For more than 20 years, Recep Tayyip Erdogan has remade and dominated Turkey’s politics. First as Prime Minister, then as President, he built a political foundation with support from voters outside the country’s powerhouse cities—Istanbul, Ankara, and Izmir—with appeals to traditional religious values and socially conservative policies.
Over time, however, he has also polarized the country by amassing more and more executive power in his own hands, and by silencing, in some cases imprisoning, critics and journalists who tell stories he doesn’t like. He has sidelined judges who don’t rule his way. Following a failed military coup in 2016, he purged the upper ranks of the army.
Now he faces his toughest test. The largest opposition parties have united behind the candidacy of a single challenger, a technocrat named Kemal Kilicdaroglu. Voting begins on May 14, and a second-round runoff on May 28 appears likely between the combative and charismatic Erdogan and the mild-mannered and consensus-oriented Kilicdaroglu. Current polling says this race could go either way.
Outsiders will focus on expected differences in their foreign policies. Even as a member of the NATO alliance, Erdogan has established a degree of independence between the West and Russia. At various times, he has both courted and infuriated Russia, Europe, and the U.S. with a transactional approach to nearly every important question. His ability to play one off the other is limited by Turkey’s dependence for security on NATO and on Russia for a strong economy, particularly in the tourism sector. Erdogan has not joined other NATO members in full backing for Ukraine, but he has offered Turkey’s services as a crucial dealmaker, including on the flow of both Ukrainian and Russian agricultural products out of the Black Sea and into the Mediterranean. Erdogan’s harsh words for the E.U. and some European governments, and his foot-dragging on questions like NATO membership for Finland and Sweden, has made him a gadfly in Brussels.
That’s the main reason a Kilicdaroglu victory would be welcomed in Europe and in Washington. His foreign policy would focus on restoring trust in Turkey’s reliability as an ally for both NATO and the E.U., even as he continues to approach Vladimir Putin with pragmatic caution. Kilicdaroglu would also be expected to breathe new life into Turkey’s long-term bid to join the European Union. If so, E.U. officials would respond with warm diplomatic pleasantries, but the cost of support for Ukraine and hesitancy in Europe about Turkey’s longer-term direction will encourage Brussels to slow-play a return to serious accession negotiations.
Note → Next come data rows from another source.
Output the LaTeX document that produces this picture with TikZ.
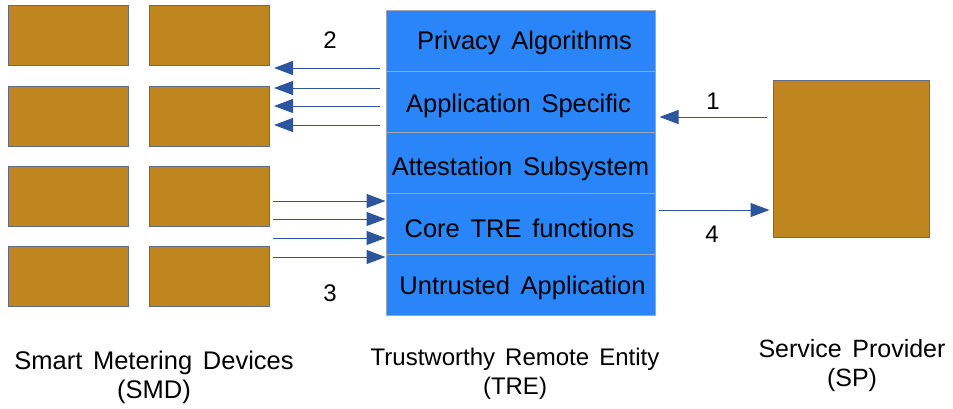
\documentclass[tikz,border=0pt]{standalone}
\usepackage{fontspec}
\setmainfont{Liberation Sans}
\usetikzlibrary{arrows.meta}
\definecolor{gold}{RGB}{191,134,31}
\definecolor{layerblue}{RGB}{42,134,248}
\definecolor{edgegray}{RGB}{95,108,135}
\definecolor{arrowblue}{RGB}{45,85,155}
\newcommand\widespaces{\spaceskip=0.42em\relax}
\tikzset{
  device/.style={draw=edgegray, line width=1pt, fill=gold, minimum width=120pt, minimum height=60pt, inner sep=0pt},
  layer/.style={draw=edgegray!60, line width=1pt, fill=layerblue, minimum width=269pt, minimum height=61pt, inner sep=0pt},
  layertext/.style={inner sep=0pt, anchor=base, font=\fontsize{25.5}{29}\selectfont\widespaces},
  arr/.style={draw=arrowblue, line width=1pt, -{Triangle[length=19pt,width=14pt]}},
  num/.style={font=\fontsize{24}{28}\selectfont},
  caption/.style={font=\fontsize{#1}{29}\selectfont\widespaces, align=center},
  caption/.default=24.5
}
\begin{document}
\begin{tikzpicture}[x=1pt,y=-1pt]
\useasboundingbox (0,0) rectangle (953,408);
% smart metering devices, 4 rows x 2 columns
\foreach \r/\y in {1/35.5,2/116,3/196,4/276}{
  \node[device] (smdA\r) at (68,\y) {};
  \node[device] (smdB\r) at (209.5,\y) {};
}
% TRE layer stack
\node[layer] (priv) at (520.5,40.5) {};
\node[layer] (app)  at (520.5,101.5) {};
\node[layer] (att)  at (520.5,162.5) {};
\node[layer] (core) at (520.5,223.5) {};
\node[layer] (untr) at (520.5,284.5) {};
\node[layertext] (tpriv) at ([xshift=4pt,yshift=-9pt]priv.center) {Privacy Algorithms};
\node[layertext] (tapp)  at ([xshift=-2pt,yshift=-11pt]app.center) {Application Specific};
\node[layertext] (tatt)  at ([yshift=-13pt]att.center) {Attestation Subsystem};
\node[layertext] (tcore) at ([xshift=-1pt,yshift=-14pt]core.center) {Core TRE functions};
\node[layertext] (tuntr) at ([xshift=2pt,yshift=-10pt]untr.center) {Untrusted Application};
% service provider
\node[device, minimum width=156pt, minimum height=157pt] (sp) at (851,158.5) {};
% step 2: TRE to devices
\foreach \y in {68,88,106,125}{
  \coordinate (s\y) at (380,\y);
  \draw[arr] (s\y) -- ([xshift=4pt]smdB1.east |- s\y);
}
% step 3: devices to TRE
\foreach \y in {201,219,238,257}{
  \coordinate (d\y) at (273,\y);
  \draw[arr] (d\y) -- (core.west |- d\y);
}
% step 1 and step 4
\coordinate (p1) at (767,117);
\draw[arr] (p1) -- ([xshift=4pt]app.east |- p1);
\coordinate (p4) at (659,210);
\draw[arr] (p4) -- ([xshift=-3pt]sp.west |- p4);
% step numbers
\node[num] (n2) at (330,40) {2};
\node[num] (n3) at (330,293) {3};
\node[num] (n1) at (713,101) {1};
\node[num] (n4) at (712,234) {4};
% captions
\node[caption=25.5] (csmd) at (154,377) {Smart Metering Devices\\(SMD)};
\node[caption=24] (ctre) at (515,374) {Trustworthy Remote Entity\\(TRE)};
\node[caption=25] (csp)  at (852,366) {Service Provider\\(SP)};
\end{tikzpicture}
\end{document}
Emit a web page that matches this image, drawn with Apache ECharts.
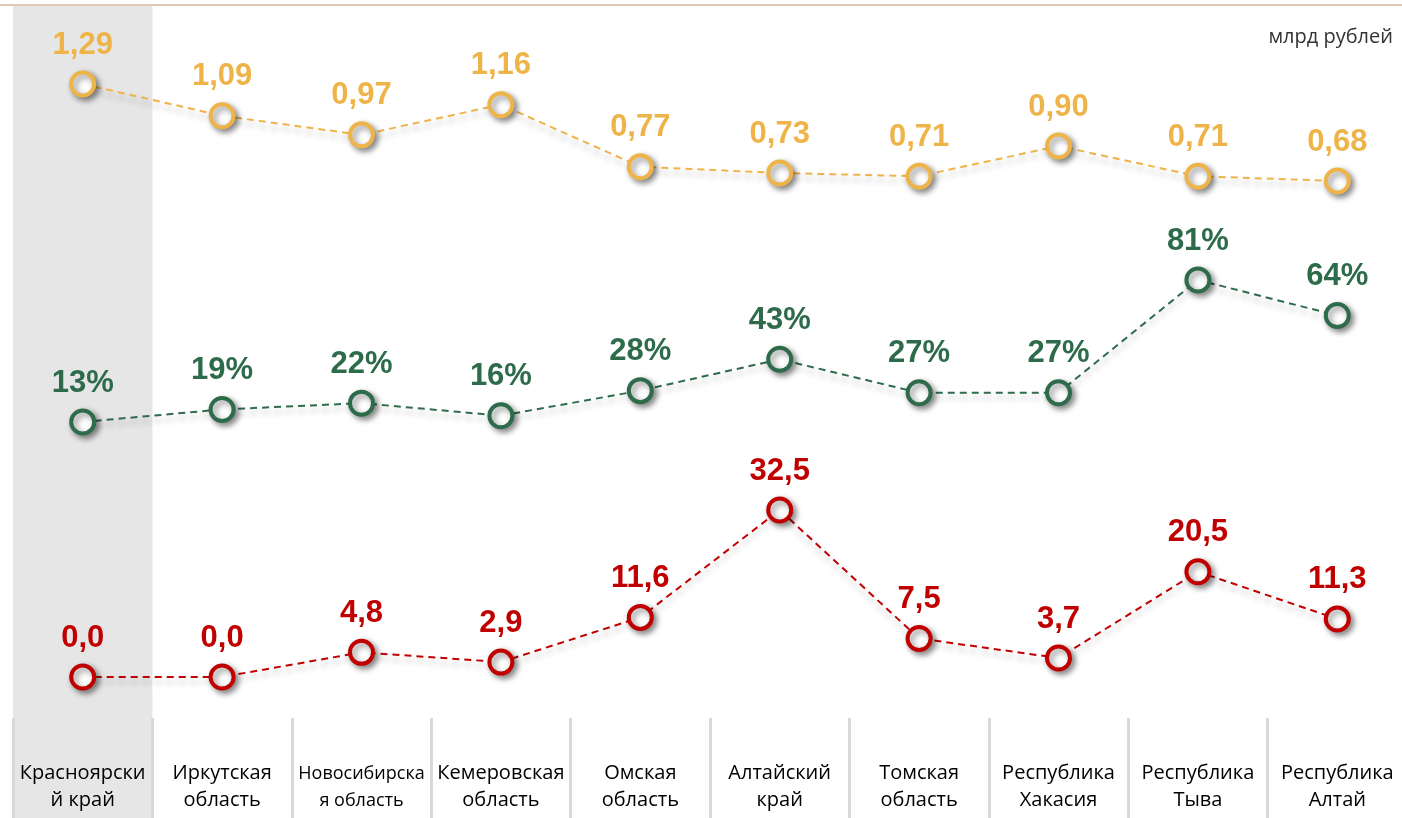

Yet there’s a more immediate question that has the attention of observers both inside and outside Turkey. If Kilicdaroglu wins the presidency by a razor-thin margin, might Erdogan simply reject the result? He’s done it before. When his party’s candidate lost the race for mayor of Istanbul in 2019, Erdogan forced Turkey’s electoral court to annul the result and rerun the election. This strategy would work only if the vote is close, but the stakes for Erdogan are now much higher. This time, it’s his name on a nationwide ballot. If Erdogan hesitates, it would likely be because his party then lost that re-run Istanbul mayor’s race by a much bigger margin, dealing Erdogan’s reputation for political invincibility a blow from which it hasn’t fully recovered.
It would still be a mistake to under-estimate Erdogan’s willingness to urge his supporters into the streets, and opposition demonstrators would be quick to respond, creating political upheaval. It would also be a mistake to doubt Erdogan’s ability to win. His political talent and the loyalty of his supporters remain formidable.